> **INSTRUCTION**: Identify and copy all lines of the material where the string "matplotlib" is found.

> **AVAILABLE DATA**:
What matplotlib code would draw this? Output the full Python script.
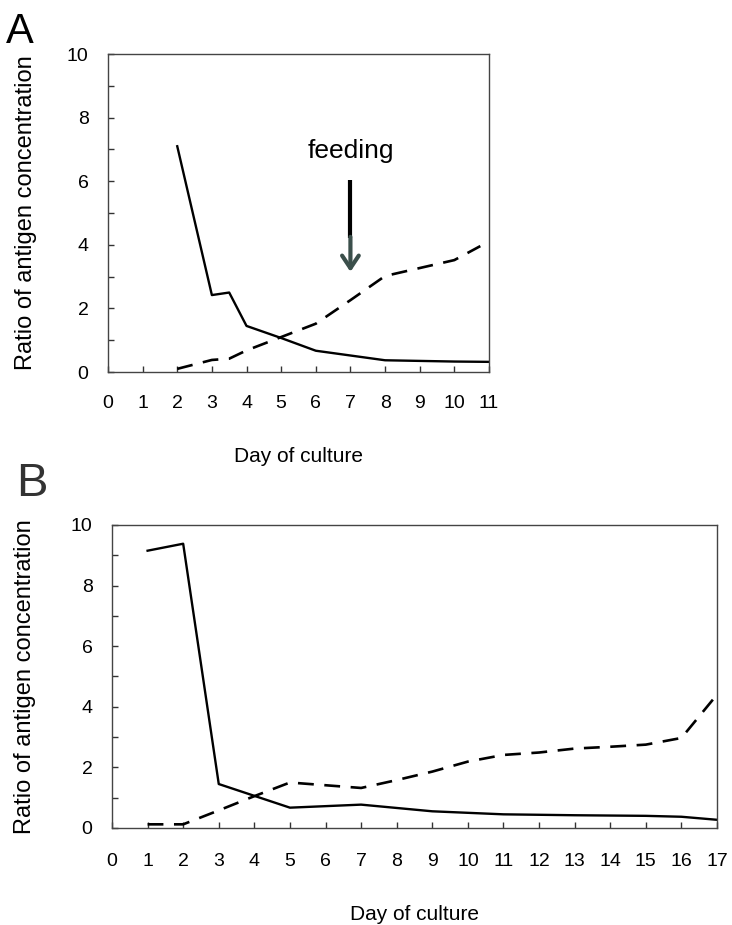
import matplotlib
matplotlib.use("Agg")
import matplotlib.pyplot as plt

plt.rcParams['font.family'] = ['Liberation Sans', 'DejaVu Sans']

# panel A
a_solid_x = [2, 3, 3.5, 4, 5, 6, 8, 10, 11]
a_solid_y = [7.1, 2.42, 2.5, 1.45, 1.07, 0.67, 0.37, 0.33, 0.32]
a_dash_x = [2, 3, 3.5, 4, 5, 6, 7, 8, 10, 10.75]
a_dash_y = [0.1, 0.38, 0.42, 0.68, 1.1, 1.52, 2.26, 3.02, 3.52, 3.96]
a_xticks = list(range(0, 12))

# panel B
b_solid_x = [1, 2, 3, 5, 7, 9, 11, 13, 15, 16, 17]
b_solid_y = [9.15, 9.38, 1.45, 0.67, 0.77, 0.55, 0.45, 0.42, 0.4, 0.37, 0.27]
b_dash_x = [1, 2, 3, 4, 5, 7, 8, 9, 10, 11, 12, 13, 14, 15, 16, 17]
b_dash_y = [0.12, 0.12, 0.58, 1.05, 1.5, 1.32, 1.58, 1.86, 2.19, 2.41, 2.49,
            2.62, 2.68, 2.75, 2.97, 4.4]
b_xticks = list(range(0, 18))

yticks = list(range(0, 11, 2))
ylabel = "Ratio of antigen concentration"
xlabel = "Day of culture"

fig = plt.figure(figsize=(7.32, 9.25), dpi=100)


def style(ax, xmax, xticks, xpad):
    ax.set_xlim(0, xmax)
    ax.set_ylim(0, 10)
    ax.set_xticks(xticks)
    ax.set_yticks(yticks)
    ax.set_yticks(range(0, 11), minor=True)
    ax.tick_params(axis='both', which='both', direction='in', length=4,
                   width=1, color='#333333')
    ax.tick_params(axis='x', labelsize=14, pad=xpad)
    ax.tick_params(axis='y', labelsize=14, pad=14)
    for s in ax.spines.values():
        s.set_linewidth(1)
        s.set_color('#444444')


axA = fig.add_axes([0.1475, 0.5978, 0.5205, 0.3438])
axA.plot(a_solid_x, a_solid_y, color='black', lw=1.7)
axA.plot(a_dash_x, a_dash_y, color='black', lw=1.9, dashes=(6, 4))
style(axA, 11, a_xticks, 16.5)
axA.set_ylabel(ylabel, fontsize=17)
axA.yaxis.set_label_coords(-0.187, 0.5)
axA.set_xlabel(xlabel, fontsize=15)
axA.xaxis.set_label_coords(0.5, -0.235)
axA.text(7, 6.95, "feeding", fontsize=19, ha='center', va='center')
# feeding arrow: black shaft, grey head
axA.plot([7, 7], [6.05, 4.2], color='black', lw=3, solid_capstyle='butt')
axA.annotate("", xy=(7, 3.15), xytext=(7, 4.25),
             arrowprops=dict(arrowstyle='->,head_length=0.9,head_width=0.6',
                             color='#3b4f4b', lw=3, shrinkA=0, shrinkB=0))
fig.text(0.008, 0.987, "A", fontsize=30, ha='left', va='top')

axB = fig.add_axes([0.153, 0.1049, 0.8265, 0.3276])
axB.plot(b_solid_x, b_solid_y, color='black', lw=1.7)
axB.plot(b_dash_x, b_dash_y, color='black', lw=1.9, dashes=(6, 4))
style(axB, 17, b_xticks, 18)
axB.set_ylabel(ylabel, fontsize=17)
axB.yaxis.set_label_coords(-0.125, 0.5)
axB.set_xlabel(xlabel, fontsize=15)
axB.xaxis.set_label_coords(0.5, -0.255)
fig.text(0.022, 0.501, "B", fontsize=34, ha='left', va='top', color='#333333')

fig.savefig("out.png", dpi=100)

> **OUTPUT OF THE TASK**:
What matplotlib code would draw this? Output the full Python script.
import matplotlib
matplotlib.use("Agg")
import matplotlib.pyplot as plt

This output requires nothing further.